■ **TASK DIRECTIONS**: Return precisely the span of lines from the top of the material below to the line containing "(fad) at (426,18)", both included. Pictures are excluded.

■ **DATA SECTION**:
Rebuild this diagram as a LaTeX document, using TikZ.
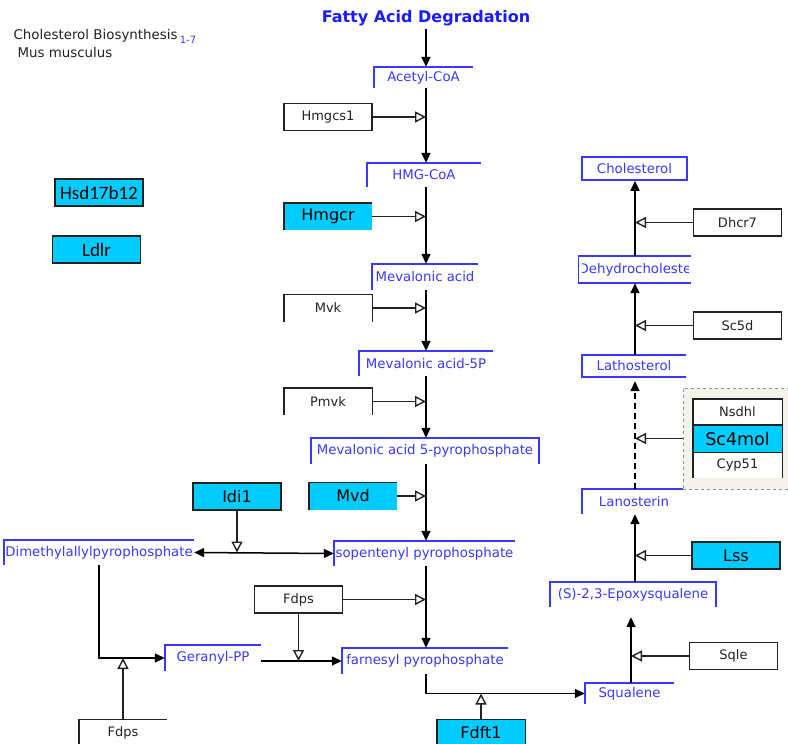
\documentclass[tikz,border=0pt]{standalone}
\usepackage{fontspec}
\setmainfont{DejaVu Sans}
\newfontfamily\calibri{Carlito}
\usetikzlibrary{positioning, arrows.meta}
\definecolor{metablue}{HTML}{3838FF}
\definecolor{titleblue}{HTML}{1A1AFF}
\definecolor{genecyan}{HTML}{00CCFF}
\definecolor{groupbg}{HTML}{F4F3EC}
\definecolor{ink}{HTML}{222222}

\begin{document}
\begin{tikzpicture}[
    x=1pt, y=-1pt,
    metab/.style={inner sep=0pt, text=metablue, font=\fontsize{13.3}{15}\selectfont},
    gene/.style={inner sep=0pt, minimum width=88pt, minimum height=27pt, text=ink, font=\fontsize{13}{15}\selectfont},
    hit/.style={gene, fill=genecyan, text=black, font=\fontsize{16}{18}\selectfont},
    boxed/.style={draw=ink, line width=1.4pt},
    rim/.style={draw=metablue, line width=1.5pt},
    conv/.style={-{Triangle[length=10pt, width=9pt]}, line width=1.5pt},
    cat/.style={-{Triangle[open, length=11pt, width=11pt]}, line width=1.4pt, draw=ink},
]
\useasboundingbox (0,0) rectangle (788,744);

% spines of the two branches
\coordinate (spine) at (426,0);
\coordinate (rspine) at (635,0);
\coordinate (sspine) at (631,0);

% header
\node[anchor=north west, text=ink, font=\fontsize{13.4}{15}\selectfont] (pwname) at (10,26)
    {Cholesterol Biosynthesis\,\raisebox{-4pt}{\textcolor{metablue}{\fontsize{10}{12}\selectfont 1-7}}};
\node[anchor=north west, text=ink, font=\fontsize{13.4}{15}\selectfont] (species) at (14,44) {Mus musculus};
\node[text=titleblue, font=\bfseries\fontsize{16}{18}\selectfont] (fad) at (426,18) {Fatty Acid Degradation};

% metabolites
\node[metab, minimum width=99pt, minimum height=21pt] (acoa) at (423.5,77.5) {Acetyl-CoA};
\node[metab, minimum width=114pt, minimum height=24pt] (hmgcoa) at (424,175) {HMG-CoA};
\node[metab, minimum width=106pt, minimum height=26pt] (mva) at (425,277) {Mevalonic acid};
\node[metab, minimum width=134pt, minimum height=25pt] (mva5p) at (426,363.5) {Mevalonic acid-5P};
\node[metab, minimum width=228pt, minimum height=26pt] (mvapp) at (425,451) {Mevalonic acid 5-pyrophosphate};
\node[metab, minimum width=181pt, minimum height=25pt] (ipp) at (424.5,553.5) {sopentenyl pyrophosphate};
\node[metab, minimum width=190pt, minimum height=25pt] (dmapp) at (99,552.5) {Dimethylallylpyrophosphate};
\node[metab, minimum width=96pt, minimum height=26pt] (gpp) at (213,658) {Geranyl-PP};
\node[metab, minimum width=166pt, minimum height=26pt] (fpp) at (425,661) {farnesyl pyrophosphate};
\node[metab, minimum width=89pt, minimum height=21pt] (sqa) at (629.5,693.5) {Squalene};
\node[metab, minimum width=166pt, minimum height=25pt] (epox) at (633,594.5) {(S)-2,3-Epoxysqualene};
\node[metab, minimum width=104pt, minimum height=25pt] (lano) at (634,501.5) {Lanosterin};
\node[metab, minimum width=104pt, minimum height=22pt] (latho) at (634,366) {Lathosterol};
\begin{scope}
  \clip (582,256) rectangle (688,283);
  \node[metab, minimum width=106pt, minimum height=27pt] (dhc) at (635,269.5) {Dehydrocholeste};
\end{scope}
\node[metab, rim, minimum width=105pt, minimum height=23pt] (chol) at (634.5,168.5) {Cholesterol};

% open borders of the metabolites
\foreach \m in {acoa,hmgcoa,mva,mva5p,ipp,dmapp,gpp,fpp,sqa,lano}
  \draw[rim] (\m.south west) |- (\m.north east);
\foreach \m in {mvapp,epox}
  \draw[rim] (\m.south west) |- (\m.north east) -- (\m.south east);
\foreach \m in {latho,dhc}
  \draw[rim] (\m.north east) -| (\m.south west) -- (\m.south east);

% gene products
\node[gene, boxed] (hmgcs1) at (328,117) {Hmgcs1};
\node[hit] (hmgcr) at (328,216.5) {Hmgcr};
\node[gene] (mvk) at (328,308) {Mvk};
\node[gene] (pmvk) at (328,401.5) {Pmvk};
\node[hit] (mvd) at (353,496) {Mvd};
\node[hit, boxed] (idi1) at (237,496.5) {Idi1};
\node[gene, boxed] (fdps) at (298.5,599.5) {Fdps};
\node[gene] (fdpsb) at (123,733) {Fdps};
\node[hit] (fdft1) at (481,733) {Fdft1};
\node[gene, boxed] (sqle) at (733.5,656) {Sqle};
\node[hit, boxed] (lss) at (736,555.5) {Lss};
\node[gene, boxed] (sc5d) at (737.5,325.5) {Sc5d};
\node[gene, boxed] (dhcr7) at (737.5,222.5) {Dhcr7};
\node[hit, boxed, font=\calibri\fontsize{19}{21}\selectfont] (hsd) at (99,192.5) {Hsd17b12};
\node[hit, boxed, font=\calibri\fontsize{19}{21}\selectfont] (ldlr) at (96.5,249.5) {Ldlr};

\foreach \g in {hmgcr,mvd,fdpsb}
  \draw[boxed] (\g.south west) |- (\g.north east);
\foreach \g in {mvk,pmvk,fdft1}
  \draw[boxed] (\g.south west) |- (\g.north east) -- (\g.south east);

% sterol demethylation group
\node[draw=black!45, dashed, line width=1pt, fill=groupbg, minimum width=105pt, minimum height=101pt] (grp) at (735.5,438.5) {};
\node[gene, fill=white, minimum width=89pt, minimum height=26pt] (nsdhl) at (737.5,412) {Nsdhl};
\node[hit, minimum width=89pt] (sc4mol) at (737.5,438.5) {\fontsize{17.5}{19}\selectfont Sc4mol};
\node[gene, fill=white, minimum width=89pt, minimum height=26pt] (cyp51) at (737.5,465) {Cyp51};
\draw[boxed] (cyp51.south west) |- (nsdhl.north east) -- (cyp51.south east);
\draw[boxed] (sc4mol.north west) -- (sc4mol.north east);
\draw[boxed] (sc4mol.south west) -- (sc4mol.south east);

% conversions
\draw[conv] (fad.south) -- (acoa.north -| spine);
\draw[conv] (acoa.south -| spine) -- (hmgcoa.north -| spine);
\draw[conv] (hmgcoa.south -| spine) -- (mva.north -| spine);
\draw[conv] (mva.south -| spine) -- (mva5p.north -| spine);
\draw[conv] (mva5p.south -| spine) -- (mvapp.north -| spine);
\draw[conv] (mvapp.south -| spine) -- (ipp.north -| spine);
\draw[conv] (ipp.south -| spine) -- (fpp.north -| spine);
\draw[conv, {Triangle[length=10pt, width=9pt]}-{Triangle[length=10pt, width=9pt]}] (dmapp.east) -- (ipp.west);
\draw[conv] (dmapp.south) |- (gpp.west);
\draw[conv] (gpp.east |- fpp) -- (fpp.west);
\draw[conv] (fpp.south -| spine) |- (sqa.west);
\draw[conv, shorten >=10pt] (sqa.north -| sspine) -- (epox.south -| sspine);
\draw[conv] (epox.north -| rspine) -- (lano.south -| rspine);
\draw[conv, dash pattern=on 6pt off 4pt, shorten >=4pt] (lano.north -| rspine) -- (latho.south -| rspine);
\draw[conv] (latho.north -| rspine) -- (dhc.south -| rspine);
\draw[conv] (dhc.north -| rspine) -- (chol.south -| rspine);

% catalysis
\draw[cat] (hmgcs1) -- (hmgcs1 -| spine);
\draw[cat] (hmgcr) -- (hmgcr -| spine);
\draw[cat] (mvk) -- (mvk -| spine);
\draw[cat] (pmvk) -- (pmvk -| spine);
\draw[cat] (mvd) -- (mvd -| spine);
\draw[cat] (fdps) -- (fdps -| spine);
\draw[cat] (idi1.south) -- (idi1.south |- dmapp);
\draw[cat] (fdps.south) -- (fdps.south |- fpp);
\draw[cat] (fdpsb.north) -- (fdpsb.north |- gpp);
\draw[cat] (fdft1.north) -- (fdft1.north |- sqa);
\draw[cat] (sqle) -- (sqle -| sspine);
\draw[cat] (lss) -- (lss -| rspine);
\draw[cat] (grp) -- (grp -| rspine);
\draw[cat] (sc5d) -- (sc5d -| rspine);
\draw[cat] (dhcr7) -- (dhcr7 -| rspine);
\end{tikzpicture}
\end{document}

■ **RESULT BELOW**:
Rebuild this diagram as a LaTeX document, using TikZ.
\documentclass[tikz,border=0pt]{standalone}
\usepackage{fontspec}
\setmainfont{DejaVu Sans}
\newfontfamily\calibri{Carlito}
\usetikzlibrary{positioning, arrows.meta}
\definecolor{metablue}{HTML}{3838FF}
\definecolor{titleblue}{HTML}{1A1AFF}
\definecolor{genecyan}{HTML}{00CCFF}
\definecolor{groupbg}{HTML}{F4F3EC}
\definecolor{ink}{HTML}{222222}

\begin{document}
\begin{tikzpicture}[
    x=1pt, y=-1pt,
    metab/.style={inner sep=0pt, text=metablue, font=\fontsize{13.3}{15}\selectfont},
    gene/.style={inner sep=0pt, minimum width=88pt, minimum height=27pt, text=ink, font=\fontsize{13}{15}\selectfont},
    hit/.style={gene, fill=genecyan, text=black, font=\fontsize{16}{18}\selectfont},
    boxed/.style={draw=ink, line width=1.4pt},
    rim/.style={draw=metablue, line width=1.5pt},
    conv/.style={-{Triangle[length=10pt, width=9pt]}, line width=1.5pt},
    cat/.style={-{Triangle[open, length=11pt, width=11pt]}, line width=1.4pt, draw=ink},
]
\useasboundingbox (0,0) rectangle (788,744);

% spines of the two branches
\coordinate (spine) at (426,0);
\coordinate (rspine) at (635,0);
\coordinate (sspine) at (631,0);

% header
\node[anchor=north west, text=ink, font=\fontsize{13.4}{15}\selectfont] (pwname) at (10,26)
    {Cholesterol Biosynthesis\,\raisebox{-4pt}{\textcolor{metablue}{\fontsize{10}{12}\selectfont 1-7}}};
\node[anchor=north west, text=ink, font=\fontsize{13.4}{15}\selectfont] (species) at (14,44) {Mus musculus};
\node[text=titleblue, font=\bfseries\fontsize{16}{18}\selectfont] (fad) at (426,18) {Fatty Acid Degradation};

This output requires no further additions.